U.S. Independence Day is one of my favorite holidays because July 4th is the perfect mid-year date to take stock of the progress I’ve made toward the goals I set in January, and make adjustments so I can end the year even better than expected.
“Balance” is something we all seem to be seeking, whether in our diets, our perspectives, or the tradeoffs we make between our personal and professional lives. But personally, I find the term balance problematic. How do we measure balance, and over what scope in space and time? Everyone’s ideal balance is different; how do we know when we’ve achieved ours?
Take the diet example. Do I need a perfect balance of nutrients at every meal, or can I step back and assess my intake throughout the week? As an adult woman, how should my definition of a “balanced diet” differ from the definition we’d suggest to a teenage boy? Although we often talk about the proverbial “balanced diet”, we rarely address any of these nuances.

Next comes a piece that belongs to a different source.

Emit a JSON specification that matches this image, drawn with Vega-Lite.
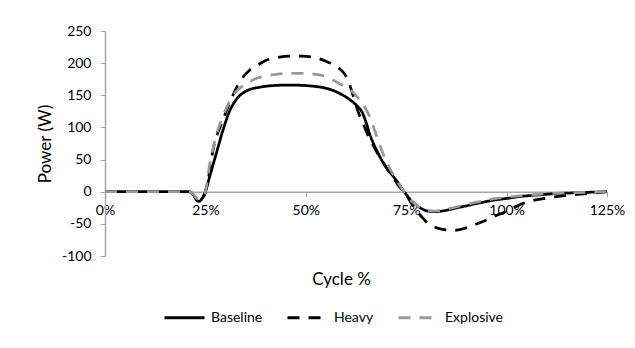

The same applies to the idea of “work-life balance”. When we hear this phrase, most of us think of balance over the course of a day or a week; leaving work at a certain time, for example, or guarding our weekends for personal hobbies and family events. But as our lives evolve and the demands of career and family ebb and flow, holding to a static definition of balance can become impractical—even stifling. Is it possible to achieve balance along a different axis, or in another way?
I believe it is. Rather than looking for a magical balance point, and stressing about the things I’m not currently making time for, I try to think of my life as a series of seasons. Some seasons are about advancing in my career, others are about supporting my family and friends, and still others are about investing in my personal development and hobbies. Some last only a few months, while others may go on for years. When I look back on my life so far, I can see how these diverse stages—some objectively very unbalanced on their own—fit together into a complete and balanced whole.
For example, early in my career, I decided to pursue an MBA. I kept a full-time day job, juggled night classes, saw far too little of my friends and then-boyfriend (now husband), and subsisted mostly on Hamburger Helper and Subway sandwiches. It certainly wasn’t a balanced routine, but I was content to let my academic and professional goals define that particular season.
Fast forward a few years. I was out of school, married, and a mom to two small children—and I realized that my next season would be much more focused on family. I took a new role at work, one that allowed me to cut down on overnight travel and evening commitments. I set aside an hour each week to volunteer in my childrens’ classrooms, which allowed me to meet their friends and gain insight into their experiences and behavior outside our home. I was still learning, growing, and succeeding, but my central priorities had shifted.
As my children grew older and more independent, my focus shifted back toward my career. I had the opportunity to take a big global role, one that would allow me to develop amazing new skills while building a multi-billion-dollar business. The position required extensive international travel, but my family agreed that I should go for it—we all knew I would love the work, that I’d likely only be in this role for a few years, and that the rewards and satisfaction would outweigh the downside of seeing a little less of Mom.
I said “yes” to the opportunity, and that decision ushered in a new season focused on my professional commitments and career growth. From one perspective, “balance” was nowhere in sight—I was working on the road about half the time, and missed some birthday parties, school events, and other significant moments. But that season also proved to be one of tremendous personal growth for our entire family. I learned to respect the routine that my husband and kids established while I was away, keeping in touch via written notes when we recognized that phone calls were too disruptive. My husband got better at running an active household, and my son left for college knowing how to cook, clean a bathroom, and do his laundry. My daughter learned to plan ahead and advocate for herself (if you see a hole developing in your shoe, best to alert mom now, before she takes off on a two-week international trip).
Now, I’m once again in a season of supporting my family, this time as an advocate for my aging mother. It’s as challenging as any business venture I’ve ever undertaken—learning about insurance and federal programs, coordinating with my siblings, practicing patience and true presence every day. And despite the hard moments, this is a season that I want to live every moment of. I’ve made changes in my career to ensure that I have the flexibility to respond to my mother’s needs, including starting my own business so I can be more in control of my schedule. I’m growing both personally, as a family member and caregiver, and professionally, as I navigate this new path of business ownership while maintaining the work-family balance that I need right now.
Some things in work and life require you to go all-in, whether it’s taking on a demanding professional role, bringing a new child into the world, or supporting your family through a crisis. In those moments, day-to-day “balance” can feel impossible. But by taking the long view, you’ll begin to see them as seasons— rich, vibrant, and ultimately finite. You’ll know that in time, the season will change, and you’ll have new joys to experience and challenges to face. And knowing that, you’ll be better able to make the most of the season you’re in today.